L’aéroplane Voisin/Blériot fut ensuite essayé de la même manière. Il s’enleva à peu près à la même hauteur que le précédent, mais sous un effort de traction moindre et avec une incidence plus faible, ce qui semblerait indiquer des qualités sustentatrices supérieures, attribuables, de l’avis même de M. Archdeacon, à une meilleure courbure des surfaces portantes. En revanche, l’équilibre transversal de cet appareil parut moins assuré, après un premier bond dans de bonnes conditions, il donnait de la bande, tantôt à droite, tantôt à gauche, se redressant dès que l’un des flotteurs venait à toucher l’eau. Finalement, une embardée plus accentuée que les autres fit pénétrer dans l’eau l’extrémité gauche de la surface portante inférieure; sous l’effet de cette soudaine résistance supplémentaire, l’embardée s’accentue, l’aéroplane décrit un tour complet autour de son axe de translation et s’enfonce brusquement, la surface inférieure la première. M. Voisin, qui a disparu avec l’appareil, reparaît après quelques instants et regagne à la nage un des canots qui s’avançaient à son secours. La durée de l’expérience fut de 30 secondes, ce qui à raison de 6 mètres à la seconde, donne un parcours total de 180 m. L’appareil fut renfloué dans la soirée. Ces expériences instructives seront continuées soit sur la Seine, soit peut-être sur un lac. Dans ce dernier cas, l’expérimentateur n’aurait plus à craindre, en s’élevant trop haut, de se voir entraîné vers les obstacles des berges par une déviation subite de la route sous l’effet d’un coup de vent de côté.

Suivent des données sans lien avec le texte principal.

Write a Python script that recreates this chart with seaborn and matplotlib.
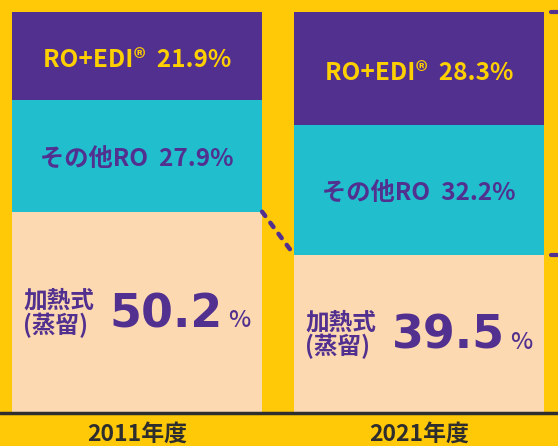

Maintenant que les essais préliminaires ont démontré l’intérêt de la méthode, il serait à souhaiter de voir l’analyse de l’expérience faite d’une façon plus précise, par des chronométrages parfaitement organisés, au moyen d’appareils qui en enregistreraient les divers éléments utiles à connaître et qui fourniraient aussi des bases d’enseignement plus solides que les appréciations individuelles et dont la diversité même suffit à prouver l’insuffisante approximation.